### Data provided

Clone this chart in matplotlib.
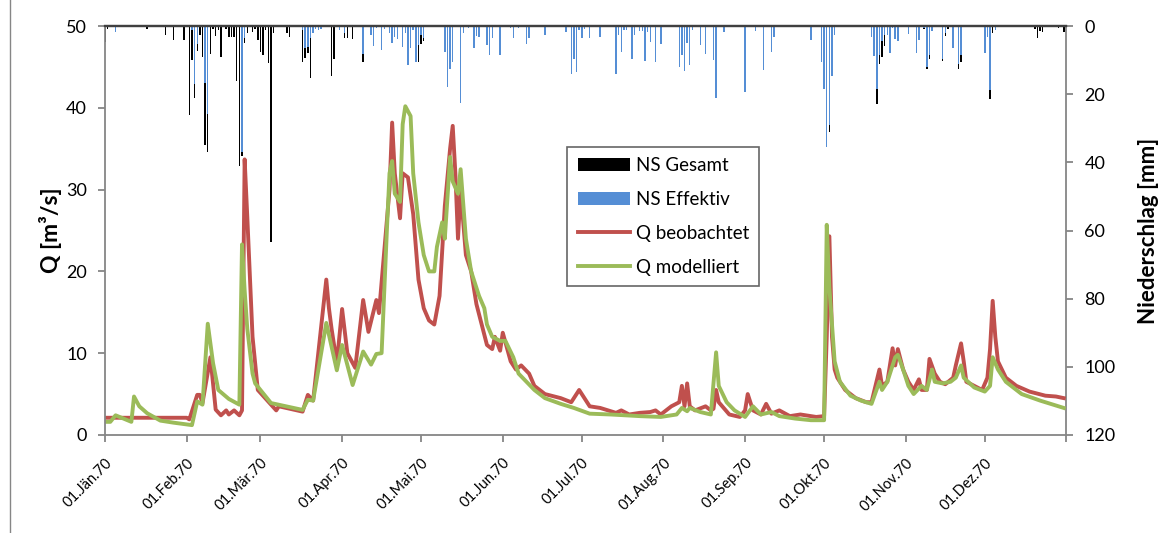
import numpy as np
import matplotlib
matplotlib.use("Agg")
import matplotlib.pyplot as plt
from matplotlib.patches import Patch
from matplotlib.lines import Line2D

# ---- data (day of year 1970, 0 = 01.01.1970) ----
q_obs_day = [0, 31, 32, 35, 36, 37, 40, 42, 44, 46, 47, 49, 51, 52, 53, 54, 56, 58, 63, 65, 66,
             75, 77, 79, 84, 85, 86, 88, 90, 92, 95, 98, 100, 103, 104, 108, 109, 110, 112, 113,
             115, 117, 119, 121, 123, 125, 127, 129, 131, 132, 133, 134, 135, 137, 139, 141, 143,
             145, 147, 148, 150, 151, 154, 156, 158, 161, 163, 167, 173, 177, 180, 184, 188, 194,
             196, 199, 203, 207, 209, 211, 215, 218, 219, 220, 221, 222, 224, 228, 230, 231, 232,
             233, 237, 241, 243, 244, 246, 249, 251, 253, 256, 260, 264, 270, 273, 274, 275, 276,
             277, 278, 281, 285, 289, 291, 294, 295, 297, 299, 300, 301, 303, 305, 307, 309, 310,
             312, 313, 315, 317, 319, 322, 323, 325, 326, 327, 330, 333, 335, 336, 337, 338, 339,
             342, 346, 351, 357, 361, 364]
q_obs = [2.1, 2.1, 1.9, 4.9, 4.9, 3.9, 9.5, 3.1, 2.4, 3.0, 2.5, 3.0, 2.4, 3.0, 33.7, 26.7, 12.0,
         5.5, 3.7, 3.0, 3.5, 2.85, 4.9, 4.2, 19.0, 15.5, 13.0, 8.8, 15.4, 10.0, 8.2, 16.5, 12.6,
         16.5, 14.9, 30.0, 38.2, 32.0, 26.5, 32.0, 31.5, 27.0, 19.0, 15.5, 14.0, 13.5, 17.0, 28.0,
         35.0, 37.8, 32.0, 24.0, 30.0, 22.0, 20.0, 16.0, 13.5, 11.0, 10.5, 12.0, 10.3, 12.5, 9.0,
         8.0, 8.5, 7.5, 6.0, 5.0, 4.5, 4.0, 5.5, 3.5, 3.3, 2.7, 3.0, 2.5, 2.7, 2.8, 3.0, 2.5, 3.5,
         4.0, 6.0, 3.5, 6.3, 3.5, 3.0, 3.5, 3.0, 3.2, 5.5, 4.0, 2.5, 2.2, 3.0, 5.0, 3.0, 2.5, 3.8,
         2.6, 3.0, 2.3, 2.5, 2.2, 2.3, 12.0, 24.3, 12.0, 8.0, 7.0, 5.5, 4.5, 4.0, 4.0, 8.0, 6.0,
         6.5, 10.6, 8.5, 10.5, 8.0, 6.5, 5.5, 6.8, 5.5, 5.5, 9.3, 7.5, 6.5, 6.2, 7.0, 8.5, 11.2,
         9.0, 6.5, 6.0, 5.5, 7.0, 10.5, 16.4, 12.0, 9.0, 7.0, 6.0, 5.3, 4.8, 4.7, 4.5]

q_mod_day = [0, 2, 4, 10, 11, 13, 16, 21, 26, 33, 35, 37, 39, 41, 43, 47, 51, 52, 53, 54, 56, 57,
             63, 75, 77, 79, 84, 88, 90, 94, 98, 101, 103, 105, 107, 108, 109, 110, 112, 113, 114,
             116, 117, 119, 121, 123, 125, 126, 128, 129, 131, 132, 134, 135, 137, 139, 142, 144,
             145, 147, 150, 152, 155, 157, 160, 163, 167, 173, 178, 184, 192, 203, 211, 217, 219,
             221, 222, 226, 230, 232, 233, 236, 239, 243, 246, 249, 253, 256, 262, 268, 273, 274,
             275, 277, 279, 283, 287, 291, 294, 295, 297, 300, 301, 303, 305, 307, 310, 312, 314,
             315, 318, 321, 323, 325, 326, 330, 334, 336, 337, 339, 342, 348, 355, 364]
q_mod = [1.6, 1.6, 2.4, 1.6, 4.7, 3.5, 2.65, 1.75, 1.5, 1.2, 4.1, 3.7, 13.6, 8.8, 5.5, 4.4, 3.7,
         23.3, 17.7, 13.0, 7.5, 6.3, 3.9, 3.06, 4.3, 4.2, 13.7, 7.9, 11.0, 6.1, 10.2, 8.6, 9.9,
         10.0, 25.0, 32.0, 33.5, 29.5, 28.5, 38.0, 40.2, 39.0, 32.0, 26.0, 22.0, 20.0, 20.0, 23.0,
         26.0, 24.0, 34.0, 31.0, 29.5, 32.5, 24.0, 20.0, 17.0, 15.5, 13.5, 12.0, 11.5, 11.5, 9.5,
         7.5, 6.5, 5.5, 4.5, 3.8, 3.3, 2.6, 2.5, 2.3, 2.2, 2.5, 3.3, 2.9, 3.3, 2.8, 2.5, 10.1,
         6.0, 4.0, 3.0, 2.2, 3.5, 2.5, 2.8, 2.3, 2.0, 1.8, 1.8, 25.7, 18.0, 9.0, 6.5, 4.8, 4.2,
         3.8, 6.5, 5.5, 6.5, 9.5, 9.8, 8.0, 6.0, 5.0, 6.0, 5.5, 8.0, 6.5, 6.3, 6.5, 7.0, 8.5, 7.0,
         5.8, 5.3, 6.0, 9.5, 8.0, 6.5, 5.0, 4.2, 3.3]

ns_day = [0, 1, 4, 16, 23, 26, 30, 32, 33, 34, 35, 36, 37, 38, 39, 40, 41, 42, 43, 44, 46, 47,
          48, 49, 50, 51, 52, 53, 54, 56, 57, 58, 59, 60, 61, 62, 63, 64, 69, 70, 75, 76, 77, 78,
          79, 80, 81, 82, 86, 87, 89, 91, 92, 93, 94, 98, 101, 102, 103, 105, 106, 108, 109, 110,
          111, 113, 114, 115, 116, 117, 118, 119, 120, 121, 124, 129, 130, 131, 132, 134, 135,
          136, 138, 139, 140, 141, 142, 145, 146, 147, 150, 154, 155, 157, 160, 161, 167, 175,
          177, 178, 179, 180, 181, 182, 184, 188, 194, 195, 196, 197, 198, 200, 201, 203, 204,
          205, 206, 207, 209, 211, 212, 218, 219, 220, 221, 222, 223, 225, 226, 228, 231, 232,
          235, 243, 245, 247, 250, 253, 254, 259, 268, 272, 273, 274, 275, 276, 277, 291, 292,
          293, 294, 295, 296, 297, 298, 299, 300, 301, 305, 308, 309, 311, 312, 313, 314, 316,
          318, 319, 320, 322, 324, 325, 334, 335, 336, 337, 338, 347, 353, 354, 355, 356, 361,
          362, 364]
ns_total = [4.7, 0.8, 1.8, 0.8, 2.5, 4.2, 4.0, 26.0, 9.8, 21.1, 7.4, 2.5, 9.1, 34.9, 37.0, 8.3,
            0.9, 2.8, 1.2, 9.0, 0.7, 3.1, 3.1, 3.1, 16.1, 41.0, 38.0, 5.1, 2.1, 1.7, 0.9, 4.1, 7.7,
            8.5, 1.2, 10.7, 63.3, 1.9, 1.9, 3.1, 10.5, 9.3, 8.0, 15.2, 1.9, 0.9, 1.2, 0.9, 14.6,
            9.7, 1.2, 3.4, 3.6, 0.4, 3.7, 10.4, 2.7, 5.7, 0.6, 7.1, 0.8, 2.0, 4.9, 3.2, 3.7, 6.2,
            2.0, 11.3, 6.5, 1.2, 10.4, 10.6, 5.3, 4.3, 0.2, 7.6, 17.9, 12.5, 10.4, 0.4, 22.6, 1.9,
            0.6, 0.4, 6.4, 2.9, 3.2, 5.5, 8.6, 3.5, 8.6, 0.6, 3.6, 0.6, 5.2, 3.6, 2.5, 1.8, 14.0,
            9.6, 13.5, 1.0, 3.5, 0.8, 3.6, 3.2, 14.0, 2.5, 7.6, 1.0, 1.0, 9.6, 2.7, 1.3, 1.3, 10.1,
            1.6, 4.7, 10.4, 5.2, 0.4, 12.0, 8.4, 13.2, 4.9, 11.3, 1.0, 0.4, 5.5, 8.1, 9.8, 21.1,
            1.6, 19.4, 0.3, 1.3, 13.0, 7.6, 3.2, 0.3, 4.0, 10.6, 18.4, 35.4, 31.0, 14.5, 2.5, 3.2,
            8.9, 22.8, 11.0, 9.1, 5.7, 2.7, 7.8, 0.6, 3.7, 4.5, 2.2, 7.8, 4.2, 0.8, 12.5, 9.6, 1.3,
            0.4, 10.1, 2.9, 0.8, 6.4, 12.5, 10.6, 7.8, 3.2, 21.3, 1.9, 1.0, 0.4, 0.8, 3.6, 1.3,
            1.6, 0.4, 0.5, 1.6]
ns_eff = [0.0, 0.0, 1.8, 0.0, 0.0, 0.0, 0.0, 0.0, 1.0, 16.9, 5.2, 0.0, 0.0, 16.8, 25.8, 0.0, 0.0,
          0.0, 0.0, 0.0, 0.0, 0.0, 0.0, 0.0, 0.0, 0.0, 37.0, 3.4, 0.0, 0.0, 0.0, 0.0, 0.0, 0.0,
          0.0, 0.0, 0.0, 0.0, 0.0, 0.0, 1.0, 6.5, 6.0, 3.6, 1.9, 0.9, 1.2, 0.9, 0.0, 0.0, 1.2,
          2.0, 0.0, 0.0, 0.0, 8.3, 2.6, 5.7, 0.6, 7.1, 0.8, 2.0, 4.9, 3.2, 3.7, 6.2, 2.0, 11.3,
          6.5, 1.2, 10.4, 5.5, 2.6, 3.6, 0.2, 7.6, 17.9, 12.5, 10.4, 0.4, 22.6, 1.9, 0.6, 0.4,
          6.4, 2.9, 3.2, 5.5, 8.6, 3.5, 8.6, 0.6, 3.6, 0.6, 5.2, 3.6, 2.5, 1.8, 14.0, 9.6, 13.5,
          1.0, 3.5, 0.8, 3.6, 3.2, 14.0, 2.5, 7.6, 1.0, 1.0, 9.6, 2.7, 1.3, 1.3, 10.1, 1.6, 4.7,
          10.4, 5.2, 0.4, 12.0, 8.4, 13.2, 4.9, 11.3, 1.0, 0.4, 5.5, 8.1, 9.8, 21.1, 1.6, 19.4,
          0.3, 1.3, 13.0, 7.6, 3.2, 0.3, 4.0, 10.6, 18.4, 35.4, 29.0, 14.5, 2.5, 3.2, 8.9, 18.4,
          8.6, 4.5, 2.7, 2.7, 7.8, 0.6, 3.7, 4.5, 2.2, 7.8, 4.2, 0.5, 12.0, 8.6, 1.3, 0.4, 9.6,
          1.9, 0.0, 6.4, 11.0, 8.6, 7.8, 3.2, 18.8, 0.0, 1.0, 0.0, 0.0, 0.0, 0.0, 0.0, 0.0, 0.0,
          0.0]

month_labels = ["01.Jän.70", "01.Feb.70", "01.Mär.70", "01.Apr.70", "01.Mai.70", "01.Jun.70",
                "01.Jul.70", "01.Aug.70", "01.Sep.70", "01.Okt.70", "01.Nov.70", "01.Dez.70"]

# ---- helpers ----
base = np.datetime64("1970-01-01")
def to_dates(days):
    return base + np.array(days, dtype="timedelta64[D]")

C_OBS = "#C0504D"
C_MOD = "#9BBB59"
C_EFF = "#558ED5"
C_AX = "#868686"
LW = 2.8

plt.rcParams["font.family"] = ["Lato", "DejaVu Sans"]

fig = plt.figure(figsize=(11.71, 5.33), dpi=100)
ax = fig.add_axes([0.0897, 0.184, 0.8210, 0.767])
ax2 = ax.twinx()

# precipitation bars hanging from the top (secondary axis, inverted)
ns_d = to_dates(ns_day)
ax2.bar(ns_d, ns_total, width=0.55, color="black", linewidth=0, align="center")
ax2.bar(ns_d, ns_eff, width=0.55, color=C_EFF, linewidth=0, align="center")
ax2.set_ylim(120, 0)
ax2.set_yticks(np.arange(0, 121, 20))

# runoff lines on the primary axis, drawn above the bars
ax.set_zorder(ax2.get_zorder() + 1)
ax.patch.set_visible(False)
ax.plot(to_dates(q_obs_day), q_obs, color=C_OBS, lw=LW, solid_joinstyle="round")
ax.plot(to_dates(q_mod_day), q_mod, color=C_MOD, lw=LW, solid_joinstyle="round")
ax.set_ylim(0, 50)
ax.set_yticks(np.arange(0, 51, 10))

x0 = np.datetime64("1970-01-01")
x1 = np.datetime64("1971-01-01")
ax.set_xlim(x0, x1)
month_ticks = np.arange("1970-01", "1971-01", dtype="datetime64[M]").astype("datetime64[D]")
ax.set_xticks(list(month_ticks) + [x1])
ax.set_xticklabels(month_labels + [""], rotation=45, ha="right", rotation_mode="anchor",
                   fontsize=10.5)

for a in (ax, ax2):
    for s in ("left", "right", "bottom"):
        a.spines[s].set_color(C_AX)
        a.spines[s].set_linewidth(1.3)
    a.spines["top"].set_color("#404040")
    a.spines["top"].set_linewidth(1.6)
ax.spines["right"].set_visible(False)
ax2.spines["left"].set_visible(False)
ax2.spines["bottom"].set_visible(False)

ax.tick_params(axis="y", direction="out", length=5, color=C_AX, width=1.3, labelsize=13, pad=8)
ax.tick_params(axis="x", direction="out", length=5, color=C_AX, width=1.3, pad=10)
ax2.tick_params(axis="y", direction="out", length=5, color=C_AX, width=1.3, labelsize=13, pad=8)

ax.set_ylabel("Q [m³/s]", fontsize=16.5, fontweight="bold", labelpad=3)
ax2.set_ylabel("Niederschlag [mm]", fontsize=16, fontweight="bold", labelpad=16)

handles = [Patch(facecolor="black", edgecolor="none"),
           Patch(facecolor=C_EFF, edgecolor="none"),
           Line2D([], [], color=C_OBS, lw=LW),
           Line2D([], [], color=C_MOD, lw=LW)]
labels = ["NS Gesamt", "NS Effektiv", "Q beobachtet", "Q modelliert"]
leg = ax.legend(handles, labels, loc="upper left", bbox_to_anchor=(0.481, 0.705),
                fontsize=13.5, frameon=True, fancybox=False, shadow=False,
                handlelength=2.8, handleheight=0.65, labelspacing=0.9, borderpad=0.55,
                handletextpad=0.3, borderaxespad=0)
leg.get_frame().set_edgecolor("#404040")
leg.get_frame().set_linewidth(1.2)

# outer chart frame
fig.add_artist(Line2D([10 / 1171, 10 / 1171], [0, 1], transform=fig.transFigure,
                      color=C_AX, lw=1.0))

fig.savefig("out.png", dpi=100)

### Set problem
Could the lines from the top of the material through the line with "from matplotlib.lines import Line2D" be repeated exactly, pictures left out?

### Answer to the task
Clone this chart in matplotlib.
import numpy as np
import matplotlib
matplotlib.use("Agg")
import matplotlib.pyplot as plt
from matplotlib.patches import Patch
from matplotlib.lines import Line2D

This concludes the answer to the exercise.